Giovanni Reale
A atitude polêmica em relação à filosofia assumida por Quinto Setímio Florêncio Tertuliano foi muito mais forte. Nascido pouco depois da metade do século II em Cartago, tem como o grande destaque de suas obras o Apologético. Outras obras suas interessantes por vários aspectos são: O testemunho da alma, Contra os judeus, As prescrições contra os heréticos, Contra Marcião, Contra os valentinianos, o Tratado sobre a alma, A carne de Cristo e A ressurreição da carne, entre outras.
Depois de ilustrar no Apologético a contraditoriedade dos filósofos e sua imoralidade, Tertuliano contrapõe os filósofos aos cristãos do seguinte modo: “Em seu conjunto, que semelhança pode-se perceber entre o filósofo e o cristão, entre o discípulo da Grécia e o candidato ao céu, entre o traficante de fama terrena e aquele que faz questão de vida, entre o vendedor de palavras e o realizador de obras, entre quem constrói sobre a rocha e quem destrói, entre quem altera e quem tutela a verdade, entre o ladrão e o custódio da verdade?” Em outras obras, Tertuliano reafirma que Atenas e Jerusalém nada têm em comum, como também a Academia e a Igreja. O cristão extrai seus ensinamentos do Pórtico de Salomão, que ensina a “procurar o Senhor com simplicidade de coração”. Tertuliano rejeita qualquer tentativa de fazer do cristianismo “uma contaminação de estoicismo, platonismo e dialética”: com efeito, a fé torna inútil qualquer outra doutrina. Para ele, os filósofos são os patriarcas dos heréticos. Como a fé em Cristo e sabedoria humana se contradizem, ele escreve na Carne de Cristo: “O Filho de Deus foi crucificado: não me envergonho disso, precisamente porque é vergonhoso. O Filho de Deus morreu: isto é crível, porque é uma loucura. Foi sepultado e ressuscitou: isto é certo, porque é impossível.” As expressões “prorsus credibile est, quia ineptum est” e “certum est, quia impossibile est” tornaram-se muito famosas, tendo sido condensadas na célebre fórmula “credo quia absurdum” que resume muito bem o espírito de Tertuliano.

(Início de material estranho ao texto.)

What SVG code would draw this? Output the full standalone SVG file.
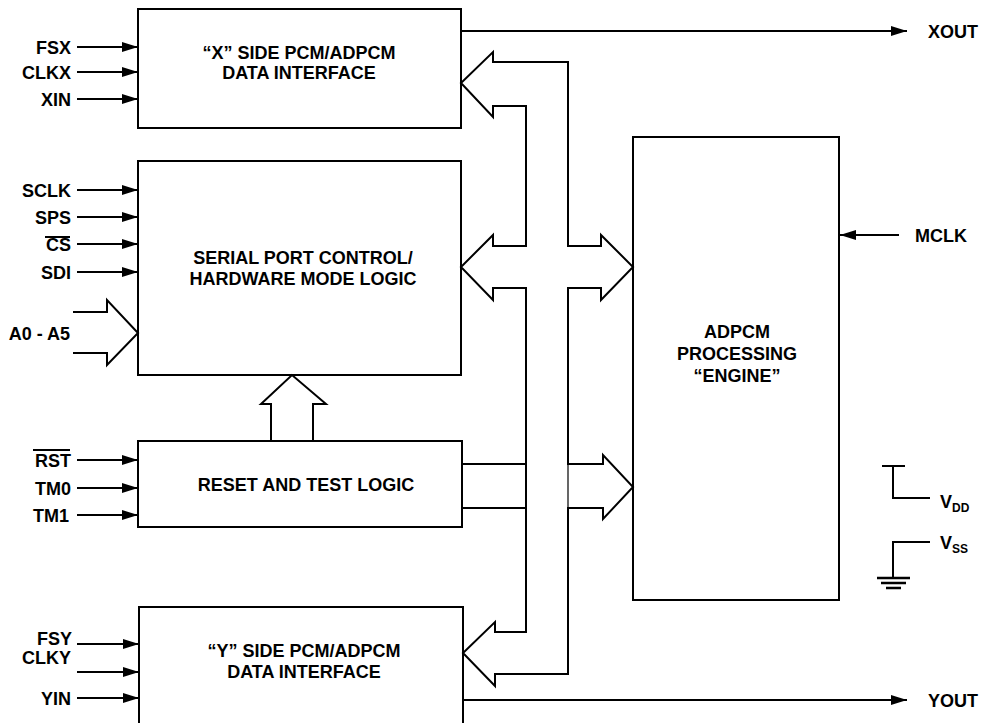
<svg xmlns="http://www.w3.org/2000/svg" width="983" height="723" viewBox="0 0 983 723">
<style>
.box{fill:none;stroke:#000;stroke-width:2}
.w{fill:none;stroke:#000;stroke-width:2}
.bus{fill:none;stroke:#000;stroke-width:2;stroke-linejoin:miter}
.t{font-family:'Liberation Sans',Arial,Helvetica,sans-serif;font-weight:bold;font-size:18px;fill:#000}
.p{font-family:'Liberation Sans',Arial,Helvetica,sans-serif;font-weight:bold;font-size:18px;fill:#000;text-anchor:end}
.c{text-anchor:middle}
.st{text-anchor:start}
.s{font-size:12px}
</style>
<defs>
<marker id="ah" markerUnits="userSpaceOnUse" markerWidth="18" markerHeight="12" refX="16" refY="5" orient="auto">
<path d="M0,0 L16,5 L0,10 Z" fill="#000"/>
</marker>
</defs>
<rect width="983" height="723" fill="#fff"/>

<g id="x-side">
<rect class="box" x="138" y="9" width="323" height="119"/>
<text class="t c" x="299" y="59">“X” SIDE PCM/ADPCM</text>
<text class="t c" x="299" y="79">DATA INTERFACE</text>
</g>

<g id="serial-port">
<rect class="box" x="138" y="161" width="323" height="214"/>
<text class="t c" x="303" y="264">SERIAL PORT CONTROL/</text>
<text class="t c" x="303" y="285">HARDWARE MODE LOGIC</text>
</g>

<g id="reset-test">
<rect class="box" x="138" y="441" width="324" height="86"/>
<text class="t c" x="306" y="491">RESET AND TEST LOGIC</text>
</g>

<g id="y-side">
<path class="box" d="M139,724 V607 H463 V724"/>
<text class="t c" x="304" y="657">“Y” SIDE PCM/ADPCM</text>
<text class="t c" x="304" y="678">DATA INTERFACE</text>
</g>

<g id="engine">
<rect class="box" x="633" y="137" width="206" height="463"/>
<text class="t c" x="737" y="338">ADPCM</text>
<text class="t c" x="737" y="360">PROCESSING</text>
<text class="t c" x="737" y="382">“ENGINE”</text>
</g>

<g id="pins">
<text class="p" x="71" y="54">FSX</text>
<text class="p" x="71" y="79">CLKX</text>
<text class="p" x="71" y="106">XIN</text>
<text class="p" x="71" y="197">SCLK</text>
<text class="p" x="71" y="224">SPS</text>
<text class="p" x="71" y="251">CS</text>
<line class="w" x1="45" y1="237" x2="70" y2="237" stroke-width="1.5"/>
<text class="p" x="70" y="340">A0 - A5</text>
<text class="p" x="71" y="279">SDI</text>
<text class="p" x="71" y="467">RST</text>
<line class="w" x1="33" y1="450" x2="70" y2="450" stroke-width="1.5"/>
<text class="p" x="71" y="495">TM0</text>
<text class="p" x="69" y="522">TM1</text>
<text class="p" x="72" y="645">FSY</text>
<text class="p" x="71" y="664">CLKY</text>
<text class="p" x="71" y="705">YIN</text>
<text class="p st" x="915" y="242">MCLK</text>
<text class="p st" x="928" y="38">XOUT</text>
<text class="p st" x="928" y="707">YOUT</text>
<text class="p st" x="940" y="508">V<tspan class="s" dy="4">DD</tspan></text>
<text class="p st" x="940" y="549">V<tspan class="s" dy="4">SS</tspan></text>
</g>

<g id="connectors">
<g class="w" marker-end="url(#ah)">
<line x1="77" y1="47" x2="138" y2="47"/>
<line x1="77" y1="72" x2="138" y2="72"/>
<line x1="77" y1="99" x2="138" y2="99"/>
<line x1="77" y1="190" x2="138" y2="190"/>
<line x1="77" y1="217" x2="138" y2="217"/>
<line x1="77" y1="244" x2="138" y2="244"/>
<line x1="77" y1="272" x2="138" y2="272"/>
<line x1="77" y1="460" x2="138" y2="460"/>
<line x1="77" y1="488" x2="138" y2="488"/>
<line x1="77" y1="515" x2="138" y2="515"/>
<line x1="77" y1="644" x2="139" y2="644"/>
<line x1="77" y1="672" x2="139" y2="672"/>
<line x1="77" y1="698" x2="139" y2="698"/>
<line x1="461" y1="31" x2="907" y2="31"/>
<line x1="463" y1="700" x2="907" y2="700"/>
<line x1="899" y1="235" x2="840" y2="235"/>
</g>
<path class="bus" d="M73,312 H107 V300 L138,333 L107,365 V353 H73"/>
<path class="bus" d="M271,441 V404 H261 L292,375 L326,404 H313 V441"/>
<path class="bus" d="M568,246 V62 H493 V52 L461,83 L493,117 V106 H526 V246 H493 V235 L461,267 L493,300 V288 H526 V632 H495 V622 L463,653 L495,686 V674 H568 V508 H603 V519 L633,487 L603,455 V464 H568 V288 H601 V300 L633,267 L601,235 V246 Z"/>
<line x1="568" y1="464" x2="568" y2="508" stroke="#000" stroke-width="1.2"/>
<line class="w" x1="462" y1="464" x2="526" y2="464"/>
<line class="w" x1="462" y1="508" x2="526" y2="508"/>
</g>

<g id="power">
<path class="w" d="M882,466 H905 M893,466 V498 H930"/>
<path class="w" d="M930,542 H893 V578"/>
<path d="M877,578 H910 M881,583 H906 M886,588 H901" fill="none" stroke="#000" stroke-width="2.5"/>
</g>
</svg>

Para chegar a Deus, basta uma alma simples: a cultura filosófica não ajuda, até atrapalha. No Testemunho da alma, podemos ler: “Mas não me refiro àquela alma que se formou na escola, que se treinou na biblioteca, que se empanturrou na Academia e no Pórtico da Grécia e agora dá os seus arrotos culturais. Para responder, é a ti que chamo, alma simples, ainda no redil, não manipulada ainda e privada de cultura, assim como és naqueles que só têm a ti, alma íntegra que vens dos ajuntamentos, das ruas, da fiação. Preciso da tua ignorância, porque ninguém confia em quatro noções de cultura.” E, no Apologético, Tertuliano escreve: “O testimonium animae naturaliter christianae!”
Apesar dessa viva antifilosofia, Tertuliano, em certa medida, revela-se um estóico em ontologia. Para ele, o ser é “corpo”: “nihil enim, si non corpus”, “nihil est incorpórale, nisi quod non est”. Ele deve ter absorvido essas teses sobretudo de Sêneca, a quem muito admirava. Deus é corpo, embora sui generis, assim como a alma também é corpo. O seu De anima, como construção ontológica de fundo, representa a antítese exata do Fédon.
A Tertuliano cabe o mérito de ter criado a primeira linguagem da teologia latino-cristã e de ter denunciado muitos erros da heresia gnóstica.